Interestingly, this isn’t the first time that American Express has dragged Sunil Hitech to court. In a warning of sorts, it had filed a motion against the engineering company in July. Subsequently, Sunil had sought 50 days to clear the dues, with the intention of settling the matter out of court. However, it expressed its inability to raise money for clearing the payments.
So, now, what awaits the firm? Once the bankruptcy proceedings are admitted, an insolvency resolution professional (IRP) will take operational control from the company’s promoters. What’s more, they will get 270 days to find buyers. This move needs to be approved by a committee of creditors (CoC). However, if they fail to find buyers, the company faces the risk of being liquidated.
Sunil Hitech’s other lenders include Union Bank of India (which has loaned Rs740cr), Punjab National Bank, Oriental Bank of Commerce and ICICI Bank.
Meanwhile, Sunil Hitech has been facing misfortune for quite some time.
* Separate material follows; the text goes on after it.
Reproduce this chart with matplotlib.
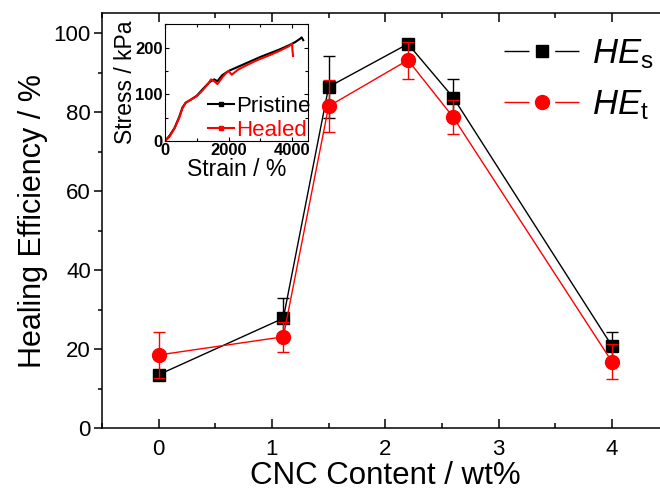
import matplotlib
matplotlib.use("Agg")
import matplotlib.pyplot as plt
from matplotlib.lines import Line2D
from matplotlib.ticker import MultipleLocator

plt.rcParams['font.family'] = ['Liberation Sans', 'DejaVu Sans']
plt.rcParams['mathtext.fontset'] = 'custom'
plt.rcParams['mathtext.it'] = 'Liberation Sans:italic'
plt.rcParams['mathtext.rm'] = 'Liberation Sans'
plt.rcParams['mathtext.bf'] = 'Liberation Sans:bold'

# ---- main data ----
cnc_content = [0, 1.1, 1.5, 2.2, 2.6, 4]
he_s = [13.5, 27.8, 86.4, 97.3, 83.7, 20.8]
he_s_err = [1.0, 5.2, 7.8, 1.0, 4.6, 3.4]
he_t = [18.5, 23.1, 81.5, 93.2, 78.7, 16.8]
he_t_err = [5.8, 3.8, 6.6, 4.7, 4.3, 4.5]
x_ticks = [0, 1, 2, 3, 4]
y_ticks = [0, 20, 40, 60, 80, 100]

# ---- inset data (stress-strain) ----
pristine_strain = [0, 150, 300, 450, 550, 650, 800, 1000, 1200, 1400, 1550, 1650, 1800,
                   2000, 2200, 2500, 2800, 3000, 3300, 3600, 3900, 4100, 4250, 4300, 4350]
pristine_stress = [0, 12, 28, 52, 72, 82, 88, 97, 112, 126, 132, 128, 141,
                   150, 156, 165, 174, 180, 188, 196, 205, 212, 219, 222, 216]
healed_strain = [0, 150, 300, 450, 550, 650, 800, 1000, 1200, 1350, 1450, 1550, 1650, 1800,
                 1900, 2000, 2100, 2300, 2500, 2800, 3000, 3300, 3600, 3900, 4000, 4010, 4030]
healed_stress = [0, 10, 27, 50, 70, 82, 88, 96, 110, 122, 132, 128, 122, 136,
                 144, 150, 142, 153, 160, 170, 176, 184, 193, 203, 208, 195, 182]
inset_x_ticks = [0, 2000, 4000]
inset_y_ticks = [0, 100, 200]

fig = plt.figure(figsize=(6.6, 4.92), dpi=100)
W, H = 660.0, 492.0
ax = fig.add_axes([102 / W, (H - 428) / H, (668.6 - 102) / W, (428 - 13.5) / H])

ax.errorbar(cnc_content, he_s, yerr=he_s_err, color='black', lw=1, marker='s', ms=9,
            mfc='black', mec='black', ecolor='black', elinewidth=1, capsize=4, capthick=1, zorder=3)
ax.errorbar(cnc_content, he_t, yerr=he_t_err, color='red', lw=1, marker='o', ms=10,
            mfc='red', mec='red', ecolor='red', elinewidth=1, capsize=4, capthick=1, zorder=4)

ax.set_xlim(-0.5, 4.5)
ax.set_ylim(0, 105)
ax.set_xticks(x_ticks)
ax.set_yticks(y_ticks)
ax.xaxis.set_minor_locator(MultipleLocator(0.5))
ax.yaxis.set_minor_locator(MultipleLocator(10))
ax.tick_params(axis='x', which='major', direction='in', length=6.5, width=1.1, top=True,
               labelsize=16, pad=8)
ax.tick_params(axis='x', which='minor', direction='in', length=3.5, width=1.1, top=True)
ax.tick_params(axis='y', which='major', direction='out', length=6, width=1.1, labelsize=16, pad=2)
ax.tick_params(axis='y', which='minor', direction='out', length=3, width=1.1)
for s in ax.spines.values():
    s.set_linewidth(1.1)
ax.set_xlabel('CNC Content / wt%', fontsize=22.5, labelpad=1)
ax.set_ylabel('Healing Efficiency / %', fontsize=22, labelpad=4)

leg_s = Line2D([], [], color='black', lw=1, ls=(0, (18, 18.5, 18, 200)), marker='s', ms=9,
               mfc='black', mec='black')
leg_t = Line2D([], [], color='red', lw=1, ls=(0, (18, 18.5, 18, 200)), marker='o', ms=10,
               mfc='red', mec='red')
fig.legend([leg_s, leg_t], [r'$HE_{\mathrm{s}}$', r'$HE_{\mathrm{t}}$'], loc='upper left',
           bbox_to_anchor=(504 / W, 1 - 37 / H), frameon=False, fontsize=25, numpoints=1,
           handlelength=2.16, handletextpad=0.37, borderpad=0, borderaxespad=0, labelspacing=0.5)

# ---- inset ----
axi = fig.add_axes([165 / W, (H - 141) / H, (308 - 165) / W, (141 - 24.3) / H])
axi.plot(pristine_strain, pristine_stress, color='black', lw=1.5)
axi.plot(healed_strain, healed_stress, color='red', lw=1.5)
axi.set_xlim(0, 4500)
axi.set_ylim(0, 250)
axi.set_xticks(inset_x_ticks)
axi.set_yticks(inset_y_ticks)
axi.xaxis.set_minor_locator(MultipleLocator(1000))
axi.yaxis.set_minor_locator(MultipleLocator(50))
axi.tick_params(which='both', direction='in', top=True, right=True, width=0.8)
axi.tick_params(which='major', length=3, labelsize=12, pad=1.5)
axi.tick_params(which='minor', length=2)
for lab in axi.get_xticklabels() + axi.get_yticklabels():
    lab.set_fontweight('bold')
for s in axi.spines.values():
    s.set_linewidth(0.8)
axi.set_xlabel('Strain / %', fontsize=16.5, labelpad=0)
axi.set_ylabel('Stress / kPa', fontsize=16.5, labelpad=-1)
ip = Line2D([], [], color='black', lw=1.5, marker='s', ms=3)
ih = Line2D([], [], color='red', lw=1.5, marker='s', ms=3)
axi.legend([ip, ih], ['Pristine', 'Healed'], loc='lower right', bbox_to_anchor=(1.02, 0.0),
           frameon=False, fontsize=16, numpoints=1, handlelength=1.2, handletextpad=0.1,
           borderpad=0, borderaxespad=0, labelspacing=0.15, labelcolor=['black', 'red'])

fig.savefig('out.png', dpi=100)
Apart from its stock tumbling about 88%, the ED had slapped a money laundering case and a case under the Prevention of Money Laundering Act (PMLA) against the company in March. Moreover, the company’s stock was also added to the additional surveillance mechanism (ASM) list by Sebi in June.
Yesterday, the company's stock ended at Rs2.84 down by Rs0.03 or 1.05% from its previous closing of Rs2.87 on the BSE.
The scrip opened at Rs2.85 and touched a high and low of Rs2.92 and Rs2.74 respectively. A total of 4,26,775 (NSE+BSE) shares were traded on the counter. The current market cap of the company is Rs129.16cr.